§ **PROVIDED ENTRIES**:
>>>
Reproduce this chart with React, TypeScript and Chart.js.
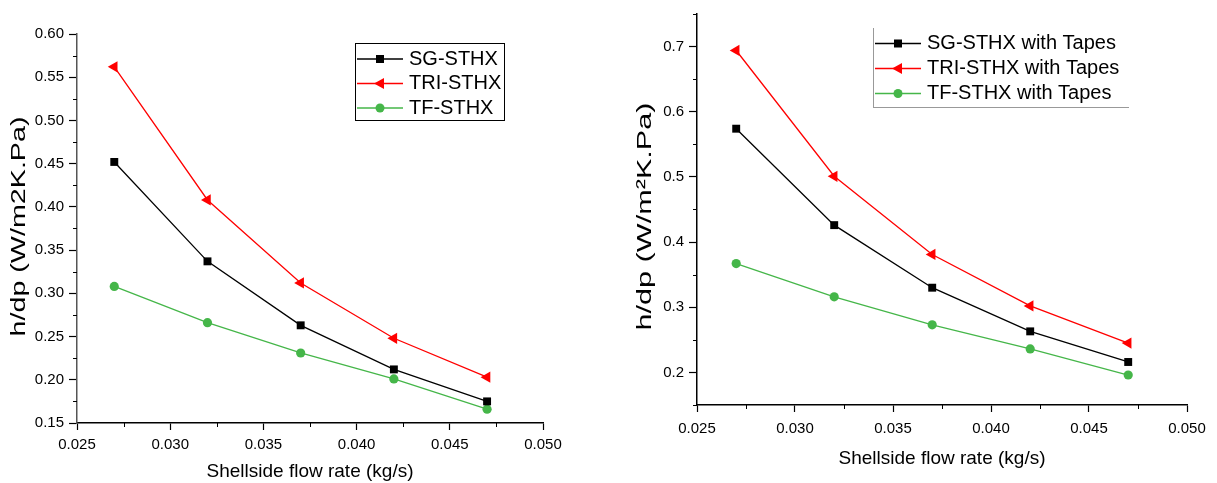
<<<
>>>
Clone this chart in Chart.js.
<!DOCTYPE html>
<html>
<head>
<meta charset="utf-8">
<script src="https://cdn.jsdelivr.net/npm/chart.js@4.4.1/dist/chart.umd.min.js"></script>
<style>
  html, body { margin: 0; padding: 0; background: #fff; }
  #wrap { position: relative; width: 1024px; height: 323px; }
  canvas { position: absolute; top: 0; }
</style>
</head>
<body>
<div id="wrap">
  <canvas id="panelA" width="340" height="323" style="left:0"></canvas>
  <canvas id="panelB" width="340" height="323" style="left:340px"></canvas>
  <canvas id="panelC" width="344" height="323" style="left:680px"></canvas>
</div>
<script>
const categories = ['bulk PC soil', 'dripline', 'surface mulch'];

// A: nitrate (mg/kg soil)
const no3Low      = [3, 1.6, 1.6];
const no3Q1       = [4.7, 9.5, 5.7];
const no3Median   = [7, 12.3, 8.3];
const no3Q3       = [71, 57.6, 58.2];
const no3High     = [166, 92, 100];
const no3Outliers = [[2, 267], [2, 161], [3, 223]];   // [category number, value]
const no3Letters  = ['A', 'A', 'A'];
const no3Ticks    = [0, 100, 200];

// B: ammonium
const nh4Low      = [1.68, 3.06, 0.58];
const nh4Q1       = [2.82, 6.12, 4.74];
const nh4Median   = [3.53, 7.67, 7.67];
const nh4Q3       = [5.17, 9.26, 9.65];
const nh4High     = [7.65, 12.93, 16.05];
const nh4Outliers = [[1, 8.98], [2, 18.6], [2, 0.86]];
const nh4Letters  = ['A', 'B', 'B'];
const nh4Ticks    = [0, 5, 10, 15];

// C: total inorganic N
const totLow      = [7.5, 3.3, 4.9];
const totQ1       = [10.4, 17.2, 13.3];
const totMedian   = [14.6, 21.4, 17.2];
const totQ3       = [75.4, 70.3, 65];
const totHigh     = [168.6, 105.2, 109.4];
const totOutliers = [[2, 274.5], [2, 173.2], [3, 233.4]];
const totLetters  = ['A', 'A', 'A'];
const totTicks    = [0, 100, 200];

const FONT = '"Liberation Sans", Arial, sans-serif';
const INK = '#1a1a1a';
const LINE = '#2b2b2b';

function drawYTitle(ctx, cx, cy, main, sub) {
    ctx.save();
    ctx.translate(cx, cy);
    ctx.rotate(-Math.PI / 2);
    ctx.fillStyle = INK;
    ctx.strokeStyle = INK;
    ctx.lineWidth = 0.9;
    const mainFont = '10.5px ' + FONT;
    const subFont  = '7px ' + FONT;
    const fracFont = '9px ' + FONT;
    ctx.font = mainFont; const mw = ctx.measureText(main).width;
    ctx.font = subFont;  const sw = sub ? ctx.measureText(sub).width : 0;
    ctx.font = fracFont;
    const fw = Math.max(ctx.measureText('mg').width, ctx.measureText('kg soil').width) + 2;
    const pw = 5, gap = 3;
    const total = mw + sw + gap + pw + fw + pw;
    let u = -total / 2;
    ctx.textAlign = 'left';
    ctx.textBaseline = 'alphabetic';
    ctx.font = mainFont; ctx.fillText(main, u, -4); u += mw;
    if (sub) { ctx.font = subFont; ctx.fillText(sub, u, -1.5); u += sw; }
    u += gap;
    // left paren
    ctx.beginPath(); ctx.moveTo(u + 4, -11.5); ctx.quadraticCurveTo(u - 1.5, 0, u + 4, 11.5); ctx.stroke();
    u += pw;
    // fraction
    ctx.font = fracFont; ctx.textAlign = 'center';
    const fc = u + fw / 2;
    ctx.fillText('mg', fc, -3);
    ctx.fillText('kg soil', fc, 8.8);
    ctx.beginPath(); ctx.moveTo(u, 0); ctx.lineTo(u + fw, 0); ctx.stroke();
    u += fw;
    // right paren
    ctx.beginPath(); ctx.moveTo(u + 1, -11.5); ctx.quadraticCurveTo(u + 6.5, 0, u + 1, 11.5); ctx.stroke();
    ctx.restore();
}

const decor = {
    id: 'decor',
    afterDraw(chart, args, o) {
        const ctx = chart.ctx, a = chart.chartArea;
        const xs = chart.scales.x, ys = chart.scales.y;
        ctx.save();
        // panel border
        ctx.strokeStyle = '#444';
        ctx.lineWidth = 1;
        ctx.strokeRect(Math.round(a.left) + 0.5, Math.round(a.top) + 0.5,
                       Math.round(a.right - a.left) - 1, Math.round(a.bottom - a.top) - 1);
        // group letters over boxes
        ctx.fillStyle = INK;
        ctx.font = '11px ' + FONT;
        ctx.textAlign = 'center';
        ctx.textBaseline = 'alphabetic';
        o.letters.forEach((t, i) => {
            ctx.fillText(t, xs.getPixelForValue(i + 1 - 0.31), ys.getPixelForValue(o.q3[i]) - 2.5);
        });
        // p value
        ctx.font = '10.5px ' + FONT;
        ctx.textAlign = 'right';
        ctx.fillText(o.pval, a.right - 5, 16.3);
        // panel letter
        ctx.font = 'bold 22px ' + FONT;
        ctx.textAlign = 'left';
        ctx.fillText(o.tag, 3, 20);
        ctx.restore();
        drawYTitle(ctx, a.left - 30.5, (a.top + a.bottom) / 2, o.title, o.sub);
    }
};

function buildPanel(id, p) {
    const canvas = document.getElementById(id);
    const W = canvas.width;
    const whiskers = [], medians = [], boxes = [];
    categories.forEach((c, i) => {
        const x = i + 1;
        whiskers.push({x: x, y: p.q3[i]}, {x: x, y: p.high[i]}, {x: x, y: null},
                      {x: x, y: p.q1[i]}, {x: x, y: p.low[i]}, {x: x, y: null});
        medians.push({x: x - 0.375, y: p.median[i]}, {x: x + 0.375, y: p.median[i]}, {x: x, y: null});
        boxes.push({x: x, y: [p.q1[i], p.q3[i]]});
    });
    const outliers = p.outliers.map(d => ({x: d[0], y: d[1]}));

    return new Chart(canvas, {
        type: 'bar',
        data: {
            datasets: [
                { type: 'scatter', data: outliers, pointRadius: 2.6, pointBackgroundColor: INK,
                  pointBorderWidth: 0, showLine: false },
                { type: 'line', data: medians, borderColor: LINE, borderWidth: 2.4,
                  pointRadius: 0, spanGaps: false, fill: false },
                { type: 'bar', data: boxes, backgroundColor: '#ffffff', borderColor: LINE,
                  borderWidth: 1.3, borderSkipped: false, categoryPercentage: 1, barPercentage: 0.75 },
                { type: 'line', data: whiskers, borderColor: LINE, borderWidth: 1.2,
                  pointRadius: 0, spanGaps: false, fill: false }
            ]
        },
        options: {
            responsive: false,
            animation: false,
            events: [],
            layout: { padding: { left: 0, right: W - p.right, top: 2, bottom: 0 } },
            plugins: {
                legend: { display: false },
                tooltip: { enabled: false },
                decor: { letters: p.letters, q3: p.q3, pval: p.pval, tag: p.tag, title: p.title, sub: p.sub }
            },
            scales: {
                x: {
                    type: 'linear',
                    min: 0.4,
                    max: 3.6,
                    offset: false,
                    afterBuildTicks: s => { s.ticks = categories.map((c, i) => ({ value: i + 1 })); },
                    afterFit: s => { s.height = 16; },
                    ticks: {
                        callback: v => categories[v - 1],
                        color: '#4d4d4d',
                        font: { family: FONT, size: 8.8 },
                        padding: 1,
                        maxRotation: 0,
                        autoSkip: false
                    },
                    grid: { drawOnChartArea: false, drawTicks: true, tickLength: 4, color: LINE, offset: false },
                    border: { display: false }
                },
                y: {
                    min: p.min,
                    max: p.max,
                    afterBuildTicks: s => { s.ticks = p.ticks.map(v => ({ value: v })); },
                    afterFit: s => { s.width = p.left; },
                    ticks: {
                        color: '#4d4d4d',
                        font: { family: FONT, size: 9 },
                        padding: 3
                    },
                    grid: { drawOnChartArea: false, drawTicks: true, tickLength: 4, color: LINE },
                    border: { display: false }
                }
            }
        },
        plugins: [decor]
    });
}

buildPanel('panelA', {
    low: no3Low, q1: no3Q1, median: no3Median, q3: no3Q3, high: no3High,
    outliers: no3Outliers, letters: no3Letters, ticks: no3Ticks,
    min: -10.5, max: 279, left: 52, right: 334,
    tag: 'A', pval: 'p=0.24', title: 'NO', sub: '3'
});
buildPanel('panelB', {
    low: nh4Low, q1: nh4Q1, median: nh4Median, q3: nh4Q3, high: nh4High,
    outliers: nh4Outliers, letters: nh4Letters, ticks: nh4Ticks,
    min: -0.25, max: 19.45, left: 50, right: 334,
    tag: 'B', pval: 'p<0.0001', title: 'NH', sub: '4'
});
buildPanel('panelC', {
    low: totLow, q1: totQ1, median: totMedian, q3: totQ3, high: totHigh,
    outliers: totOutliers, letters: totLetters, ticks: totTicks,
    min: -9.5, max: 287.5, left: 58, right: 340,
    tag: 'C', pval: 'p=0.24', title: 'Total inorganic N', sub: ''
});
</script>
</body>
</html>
<<<
§ **THE TASK**: Across the records, how many lines contain "this"? Only the number should be given.

§ **RIGHT ANSWER**: 2